In fact, it just now occurs to me that the main thread waits at d.join() until thread d finishes before it moves on to t.join().

In fact, to be very clear, consider this code:

import threading
import time

class Kiki(threading.Thread):
    def __init__(self, time):
        super(Kiki, self).__init__()
        self.time = time
        self.start()

    def run(self):
        print self.time, " seconds start!"
        for i in range(0,self.time):
            time.sleep(1)
            print "1 sec of ", self.time
        print self.time, " seconds finished!"


t1 = Kiki(3)
t2 = Kiki(2)
t3 = Kiki(1)
t1.join()
print "t1.join() finished"
t2.join()
print "t2.join() finished"
t3.join()
print "t3.join() finished"

It produces this output (note how the print statements are threaded into each other.)

$ python test_thread.py
32   seconds start! seconds start!1

 seconds start!
1 sec of  1
 1 sec of 1  seconds finished!
 21 sec of
3
1 sec of  3
1 sec of  2
2  seconds finished!
1 sec of  3
3  seconds finished!
t1.join() finished
t2.join() finished
t3.join() finished
$

The t1.join() is holding up the main thread. All three threads complete before the t1.join() finishes and the main thread moves on to execute the print then t2.join() then print then t3.join() then print.

Corrections welcome. I’m also new to threading.

(Note: in case you’re interested, I’m writing code for a DrinkBot, and I need threading to run the ingredient pumps concurrently rather than sequentially — less time to wait for each drink.)

Question 19

The method join()

blocks the calling thread until the thread whose join() method is called is terminated.

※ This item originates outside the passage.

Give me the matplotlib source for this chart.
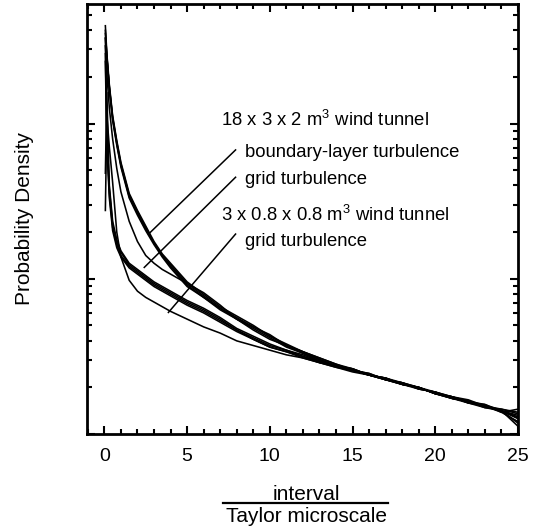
import matplotlib
matplotlib.use("Agg")
import matplotlib.pyplot as plt
from matplotlib.lines import Line2D
from matplotlib.ticker import MultipleLocator, NullFormatter
import numpy as np

plt.rcParams['font.family'] = ['Liberation Sans', 'DejaVu Sans']
plt.rcParams['mathtext.fontset'] = 'custom'
plt.rcParams['mathtext.rm'] = 'Liberation Sans'

# interval / Taylor microscale
interval = [0.06, 0.15, 0.3, 0.5, 0.75, 1.0, 1.5, 2.0, 2.5, 3.0, 3.5, 4.0,
            5, 6, 7, 8, 9, 10, 11, 12, 13, 14, 15, 16, 17, 18, 19, 20,
            21, 22, 23, 24, 25]

# log10 of probability density
# 18 x 3 x 2 m^3 tunnel, boundary-layer turbulence
bl_1 = [-1.37, -1.55, -1.75, -1.95, -2.11, -2.25, -2.45, -2.56, -2.66, -2.76, -2.84, -2.90,
        -3.02, -3.10, -3.18, -3.24, -3.30, -3.37, -3.42, -3.47, -3.51, -3.55, -3.58, -3.62,
        -3.64, -3.68, -3.70, -3.74, -3.76, -3.79, -3.82, -3.84, -3.87]
bl_2 = [-1.40, -1.57, -1.77, -1.96, -2.12, -2.26, -2.46, -2.57, -2.67, -2.77, -2.85, -2.91,
        -3.03, -3.11, -3.19, -3.25, -3.31, -3.36, -3.43, -3.47, -3.52, -3.56, -3.59, -3.61,
        -3.65, -3.67, -3.71, -3.73, -3.77, -3.79, -3.81, -3.85, -3.90]
bl_3 = [-1.45, -1.58, -1.76, -1.97, -2.13, -2.27, -2.47, -2.58, -2.68, -2.77, -2.85, -2.92,
        -3.04, -3.12, -3.19, -3.26, -3.31, -3.37, -3.43, -3.48, -3.52, -3.56, -3.59, -3.62,
        -3.65, -3.68, -3.70, -3.74, -3.77, -3.80, -3.82, -3.86, -3.84]
bl_4 = [-1.42, -1.56, -1.78, -1.98, -2.14, -2.28, -2.48, -2.59, -2.69, -2.78, -2.86, -2.93,
        -3.05, -3.12, -3.20, -3.26, -3.32, -3.38, -3.44, -3.48, -3.53, -3.56, -3.58, -3.62,
        -3.64, -3.68, -3.71, -3.73, -3.76, -3.80, -3.83, -3.85, -3.93]
# 18 x 3 x 2 m^3 tunnel, grid turbulence
grid_mid = [-1.50, -1.68, -1.90, -2.10, -2.29, -2.44, -2.63, -2.76, -2.85, -2.90, -2.94, -2.97,
            -3.03, -3.09, -3.17, -3.26, -3.33, -3.39, -3.43, -3.47, -3.51, -3.55, -3.59, -3.62,
            -3.65, -3.67, -3.70, -3.74, -3.77, -3.79, -3.82, -3.85, -3.89]
grid_1 = [-1.45, -2.05, -2.42, -2.65, -2.76, -2.83, -2.91, -2.95, -2.99, -3.03, -3.06, -3.09,
          -3.15, -3.20, -3.26, -3.33, -3.38, -3.43, -3.46, -3.50, -3.53, -3.56, -3.59, -3.62,
          -3.64, -3.68, -3.70, -3.74, -3.76, -3.79, -3.82, -3.85, -3.88]
grid_2 = [-1.55, -2.10, -2.45, -2.67, -2.78, -2.85, -2.92, -2.96, -3.00, -3.04, -3.07, -3.10,
          -3.16, -3.21, -3.27, -3.33, -3.39, -3.44, -3.47, -3.50, -3.54, -3.57, -3.59, -3.61,
          -3.65, -3.67, -3.71, -3.73, -3.76, -3.80, -3.81, -3.86, -3.92]
grid_3 = [-2.32, -1.80, -2.40, -2.63, -2.75, -2.82, -2.90, -2.94, -2.98, -3.02, -3.05, -3.08,
          -3.14, -3.19, -3.25, -3.32, -3.37, -3.42, -3.46, -3.49, -3.53, -3.56, -3.58, -3.62,
          -3.65, -3.68, -3.70, -3.73, -3.77, -3.79, -3.83, -3.84, -3.86]
grid_4 = [-1.60, -2.15, -2.48, -2.69, -2.80, -2.86, -2.93, -2.97, -3.01, -3.05, -3.08, -3.11,
          -3.17, -3.22, -3.28, -3.34, -3.39, -3.44, -3.47, -3.51, -3.54, -3.57, -3.60, -3.62,
          -3.64, -3.67, -3.70, -3.74, -3.76, -3.78, -3.82, -3.85, -3.95]
# 3 x 0.8 x 0.8 m^3 tunnel, grid turbulence
small_grid = [-2.56, -1.95, -2.15, -2.38, -2.70, -2.86, -3.01, -3.08, -3.12, -3.15, -3.18, -3.21,
              -3.26, -3.31, -3.35, -3.40, -3.43, -3.46, -3.49, -3.51, -3.54, -3.56, -3.59, -3.62,
              -3.65, -3.68, -3.70, -3.74, -3.77, -3.79, -3.82, -3.85, -3.90]

curves = [bl_1, bl_2, bl_3, bl_4, grid_mid, grid_1, grid_2, grid_3, grid_4, small_grid]

x_ticks = [0, 5, 10, 15, 20, 25]

# labels: text, x, log10 y (baseline)
labels = [
    ("18 x 3 x 2 m$^{3}$ wind tunnel", 7.05, -2.013),
    ("boundary-layer turbulence", 8.49, -2.213),
    ("grid turbulence", 8.49, -2.387),
    ("3 x 0.8 x 0.8 m$^{3}$ wind tunnel", 7.05, -2.626),
    ("grid turbulence", 8.49, -2.787),
]
# leader lines: (x0, logy0, x1, logy1)
leaders = [
    (7.93, -2.170, 2.67, -2.712),
    (7.93, -2.346, 2.41, -2.927),
    (7.93, -2.712, 3.87, -3.217),
]

W, H = 543, 531
fig = plt.figure(figsize=(W / 100, H / 100), dpi=100)
ax = fig.add_axes([87 / W, 1 - 434 / H, (518 - 87) / W, (434 - 4) / H])

for c in curves:
    ax.plot(interval, 10 ** np.array(c), color='black', lw=1.15)

for x0, y0, x1, y1 in leaders:
    ax.plot([x0, x1], [10 ** y0, 10 ** y1], color='black', lw=1.1)

for txt, x, y in labels:
    ax.text(x, 10 ** y, txt, fontsize=13.3, ha='left', va='baseline')

ax.set_yscale('log')
ax.set_xlim(-1.05, 24.9)
ax.set_ylim(1e-4, 10 ** -1.23)
ax.set_xticks(x_ticks)
ax.xaxis.set_minor_locator(MultipleLocator(1))
ax.yaxis.set_major_formatter(NullFormatter())
ax.yaxis.set_minor_formatter(NullFormatter())
ax.tick_params(which='both', direction='in', top=True, right=True, width=1.5)
ax.tick_params(which='major', length=6, labelsize=14, pad=10)
ax.tick_params(which='minor', length=3.5)
for s in ax.spines.values():
    s.set_linewidth(2.0)

fig.text(25 / W, 1 - 218 / H, 'Probability Density', rotation=90,
         ha='center', va='center', fontsize=15)
fig.text(306 / W, 1 - 494 / H, 'interval', ha='center', va='center', fontsize=15)
fig.add_artist(Line2D([223 / W, 388 / W], [1 - 503 / H, 1 - 503 / H],
                      transform=fig.transFigure, color='black', lw=1.6))
fig.text(306 / W, 1 - 516 / H, 'Taylor microscale', ha='center', va='center', fontsize=15)

fig.savefig('out.png', dpi=100)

Source : http://docs.python.org/2/library/threading.html

Question 20

With join – interpreter will wait until your process get completed or terminated

>>> from threading import Thread
>>> import time
>>> def sam():
...   print 'started'
...   time.sleep(10)
...   print 'waiting for 10sec'
... 
>>> t = Thread(target=sam)
>>> t.start()
started

>>> t.join() # with join interpreter will wait until your process get completed or terminated
done?   # this line printed after thread execution stopped i.e after 10sec
waiting for 10sec
>>> done?

without join – interpreter wont wait until process get terminated,

>>> t = Thread(target=sam)
>>> t.start()
started
>>> print 'yes done' #without join interpreter wont wait until process get terminated
yes done
>>> waiting for 10sec

Question 21

When making join(t) function for both non-daemon thread and daemon thread, the main thread (or main process) should wait t seconds, then can go further to work on its own process. During the t seconds waiting time, both of the children threads should do what they can do, such as printing out some text. After the t seconds, if non-daemon thread still didn’t finish its job, and it still can finish it after the main process finishes its job, but for daemon thread, it just missed its opportunity window. However, it will eventually die after the python program exits. Please correct me if there is something wrong.

Question 22

In python 3.x join() is used to join a thread with the main thread i.e. when join() is used for a particular thread the main thread will stop executing until the execution of joined thread is complete.

#1 - Without Join():
import threading
import time
def loiter():
    print('You are loitering!')
    time.sleep(5)
    print('You are not loitering anymore!')

t1 = threading.Thread(target = loiter)
t1.start()
print('Hey, I do not want to loiter!')
'''
Output without join()--> 
You are loitering!
Hey, I do not want to loiter!
You are not loitering anymore! #After 5 seconds --> This statement will be printed

'''
#2 - With Join():
import threading
import time
def loiter():
    print('You are loitering!')
    time.sleep(5)
    print('You are not loitering anymore!')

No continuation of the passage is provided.